Patricia Damery grows grapes and lavender in Napa County. A supporter of Measure C—that called for woodland and watershed protections on hillsides—she showed up at the raucous victory celebration June 5 at St. Helena’s Native Sons Hall, founded in 1915.
Damery, her friends and a hundred or so supporters of C, had good reason to celebrate. At the end of the day on June 5 , yes on Measure C was ahead, albeit only by 40 votes. 7,188 citizens voted yes, while 7,148 voted no.
John Tuteur, the Napa County Registrar of Voters, said that as of June 7 there were still between 15,000 and 25,000 votes to be counted. Tuteur added that “The final results will not be certified until the week of June 25 at which time victory can be declared by one side or the other.”
Measure D, which called for restrictions on private heliports, was less controversial. It won by about 3,000 votes.
For the first time ever in Napa, all voting was by mail.
Supporters of C monitored the electoral process at the office of the Napa County Registrar of Voters to make sure no irregularities took place. Mike Hackett, the co-author with Jim Wilson of C, said, “It would be very difficult to cheat at the polls. We saw no wrongdoing.”
No on C supporters gathered a stone’s throw away from the Native Sons Hall at Tra Vigne, the upscale pizzeria on Main Street in St. Helena. While they were disappointed by the results on C, they were elated by the victory of Diane Dillon for supervisor.
The incumbent in the race, Dillon defeated Lucio Perez, a farmer known to friends and family as “Cio,” who was a strong supporter for Measure C.
“I feel pretty good about the results,” Dillon told her supporters who chanted “Diane! Diane!” The June 5 tally showed that she received 55 percent of the votes. Unlike Perez, who entered the race late in the campaign, she did not tie herself directly to Measure C. Perez faulted her for trying to “stay in the middle.”
“I actually had a position,” he said.
At her victory celebration, Dillon spoke about the need for “sustainable agriculture and for open spaces” and insisted that she wanted “the community to come together.”
Whether or not Napa heals its wounds depends in part on the Napa County Farm Bureau, which officially supported the No on C campaign.
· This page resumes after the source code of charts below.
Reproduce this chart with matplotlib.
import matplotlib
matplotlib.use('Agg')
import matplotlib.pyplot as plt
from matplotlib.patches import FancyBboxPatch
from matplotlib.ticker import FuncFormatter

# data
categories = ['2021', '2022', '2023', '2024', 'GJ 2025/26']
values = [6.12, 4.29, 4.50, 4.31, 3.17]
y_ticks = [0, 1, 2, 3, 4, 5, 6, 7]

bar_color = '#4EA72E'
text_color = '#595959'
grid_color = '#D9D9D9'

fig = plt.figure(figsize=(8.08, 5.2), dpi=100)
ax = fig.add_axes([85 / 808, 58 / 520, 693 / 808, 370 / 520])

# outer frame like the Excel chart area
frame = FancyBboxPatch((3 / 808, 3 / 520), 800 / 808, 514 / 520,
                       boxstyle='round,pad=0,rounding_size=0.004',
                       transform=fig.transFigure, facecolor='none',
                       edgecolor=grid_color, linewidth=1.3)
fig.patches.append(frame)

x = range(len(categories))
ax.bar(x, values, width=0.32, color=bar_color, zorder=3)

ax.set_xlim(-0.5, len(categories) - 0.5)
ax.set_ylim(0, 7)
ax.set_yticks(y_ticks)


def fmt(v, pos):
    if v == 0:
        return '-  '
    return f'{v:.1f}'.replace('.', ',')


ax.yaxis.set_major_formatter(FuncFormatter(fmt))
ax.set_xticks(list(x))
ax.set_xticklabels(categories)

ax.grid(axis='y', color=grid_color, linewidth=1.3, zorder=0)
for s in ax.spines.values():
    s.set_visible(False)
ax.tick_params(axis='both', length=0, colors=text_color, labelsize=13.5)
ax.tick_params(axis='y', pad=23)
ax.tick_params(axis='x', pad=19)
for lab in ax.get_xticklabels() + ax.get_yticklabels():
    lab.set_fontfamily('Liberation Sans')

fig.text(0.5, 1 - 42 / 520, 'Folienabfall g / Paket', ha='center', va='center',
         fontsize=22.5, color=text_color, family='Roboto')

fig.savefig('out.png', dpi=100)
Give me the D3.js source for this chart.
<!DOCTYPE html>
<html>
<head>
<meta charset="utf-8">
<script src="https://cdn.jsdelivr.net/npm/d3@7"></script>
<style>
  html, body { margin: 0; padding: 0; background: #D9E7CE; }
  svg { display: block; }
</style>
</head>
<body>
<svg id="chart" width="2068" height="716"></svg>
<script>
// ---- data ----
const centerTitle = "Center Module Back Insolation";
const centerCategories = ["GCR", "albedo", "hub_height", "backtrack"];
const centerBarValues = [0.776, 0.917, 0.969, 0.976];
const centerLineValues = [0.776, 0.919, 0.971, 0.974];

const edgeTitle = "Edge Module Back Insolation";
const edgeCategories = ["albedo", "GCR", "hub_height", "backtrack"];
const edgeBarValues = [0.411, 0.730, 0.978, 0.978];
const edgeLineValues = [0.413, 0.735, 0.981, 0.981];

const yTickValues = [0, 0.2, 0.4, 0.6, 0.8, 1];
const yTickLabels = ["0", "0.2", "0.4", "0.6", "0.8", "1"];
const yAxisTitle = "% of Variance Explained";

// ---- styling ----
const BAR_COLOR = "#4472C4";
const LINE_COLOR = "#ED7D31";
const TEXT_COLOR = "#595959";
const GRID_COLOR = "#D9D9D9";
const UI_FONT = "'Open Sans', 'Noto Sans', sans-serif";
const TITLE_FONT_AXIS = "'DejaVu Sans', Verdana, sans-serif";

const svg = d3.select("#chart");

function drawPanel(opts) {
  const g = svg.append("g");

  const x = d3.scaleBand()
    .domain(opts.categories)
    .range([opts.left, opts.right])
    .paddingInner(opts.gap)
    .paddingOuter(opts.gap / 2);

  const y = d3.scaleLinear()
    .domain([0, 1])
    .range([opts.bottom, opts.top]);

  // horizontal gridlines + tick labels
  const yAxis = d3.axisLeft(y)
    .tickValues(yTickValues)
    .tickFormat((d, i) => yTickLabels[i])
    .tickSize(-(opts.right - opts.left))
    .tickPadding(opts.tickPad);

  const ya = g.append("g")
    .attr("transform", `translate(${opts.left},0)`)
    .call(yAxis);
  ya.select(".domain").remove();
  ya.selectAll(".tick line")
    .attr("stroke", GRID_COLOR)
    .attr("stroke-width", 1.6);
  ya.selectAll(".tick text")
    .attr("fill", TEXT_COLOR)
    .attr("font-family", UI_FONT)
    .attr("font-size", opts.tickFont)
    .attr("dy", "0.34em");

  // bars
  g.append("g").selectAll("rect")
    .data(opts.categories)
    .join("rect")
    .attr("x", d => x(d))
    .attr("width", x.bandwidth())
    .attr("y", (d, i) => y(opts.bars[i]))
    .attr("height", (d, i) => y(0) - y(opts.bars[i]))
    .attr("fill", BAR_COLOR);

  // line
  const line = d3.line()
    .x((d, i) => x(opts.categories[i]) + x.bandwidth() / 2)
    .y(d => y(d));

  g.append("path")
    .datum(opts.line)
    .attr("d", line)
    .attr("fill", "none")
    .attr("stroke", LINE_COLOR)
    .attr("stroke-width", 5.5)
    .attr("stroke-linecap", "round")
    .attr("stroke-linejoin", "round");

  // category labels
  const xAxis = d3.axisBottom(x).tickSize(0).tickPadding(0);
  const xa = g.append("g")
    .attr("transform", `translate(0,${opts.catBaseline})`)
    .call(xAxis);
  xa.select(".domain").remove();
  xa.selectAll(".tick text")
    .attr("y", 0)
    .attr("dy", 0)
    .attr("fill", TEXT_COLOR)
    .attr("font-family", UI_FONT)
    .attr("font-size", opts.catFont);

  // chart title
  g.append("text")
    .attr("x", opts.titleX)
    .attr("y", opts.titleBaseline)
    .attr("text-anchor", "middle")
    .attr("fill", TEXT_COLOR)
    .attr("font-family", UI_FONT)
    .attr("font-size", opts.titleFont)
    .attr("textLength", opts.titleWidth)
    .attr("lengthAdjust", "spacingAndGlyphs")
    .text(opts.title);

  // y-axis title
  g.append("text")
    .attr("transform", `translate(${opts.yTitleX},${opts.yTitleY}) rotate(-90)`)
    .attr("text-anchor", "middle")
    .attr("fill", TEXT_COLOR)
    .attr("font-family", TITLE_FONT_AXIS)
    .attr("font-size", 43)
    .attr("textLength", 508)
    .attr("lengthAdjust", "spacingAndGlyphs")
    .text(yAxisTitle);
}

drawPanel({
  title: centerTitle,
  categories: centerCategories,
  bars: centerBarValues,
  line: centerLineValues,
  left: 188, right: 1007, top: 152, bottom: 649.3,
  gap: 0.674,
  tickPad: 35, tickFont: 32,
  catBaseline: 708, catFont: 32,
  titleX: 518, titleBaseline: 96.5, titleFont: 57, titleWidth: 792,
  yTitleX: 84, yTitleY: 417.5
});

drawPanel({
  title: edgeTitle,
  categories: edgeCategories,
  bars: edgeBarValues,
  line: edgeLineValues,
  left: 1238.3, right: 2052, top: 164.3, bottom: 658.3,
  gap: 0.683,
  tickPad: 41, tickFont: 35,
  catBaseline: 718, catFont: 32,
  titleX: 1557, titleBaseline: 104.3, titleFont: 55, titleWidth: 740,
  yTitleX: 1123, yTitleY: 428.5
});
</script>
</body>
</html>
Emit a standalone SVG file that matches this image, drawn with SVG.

But many Farm Bureau members, including Cio Perez himself, as well as his allies, Mary Sue Frediani and Yeoryios C. Apallas, who grows Cabernet grapes, rejected the leadership of the organization and its president Manuel Rios.
“I’m on the opposite end of the political spectrum from Rios,” Apallas said. “But he also takes care of my vineyard.”
Napa is so small, geographically speaking— 789 square miles, as opposed to Sonoma’s 1,768 square miles—and so insular, that political adversaries often work together to harvest the crop that makes the county world famous.
Some yes on C supporters predicted the implosion of the Napa Farm Bureau, though no one would go on the record on that topic. Apallas held out an olive branch to the farm bureau so that the community would come together and the beauty of Napa might be preserved.
Born in Greece in 1946, Apallas served as the deputy attorney general for the State of California from 1973 to 2000 and later worked as the general council for the Pabst Brewing Company.
“I took money from beer and put into wine,” he said and laughed. He added, “Our lives are too ephemeral not to have a sense of humor. What defines us as humans is our ability to laugh at ourselves.”
At the Native Sons Hall in St. Helena on Election Day, Patricia Damery—the lavender and grape grower—wasn’t laughing.
“After this campaign, I no longer respect some of my neighbors who opposed C,” she said. “They put up signs meant to confuse people.” The signs were still up on June 6 as Damery looked forward.
“We will have to forgive one another,” she said, adding, “The battle for democracy will go on.”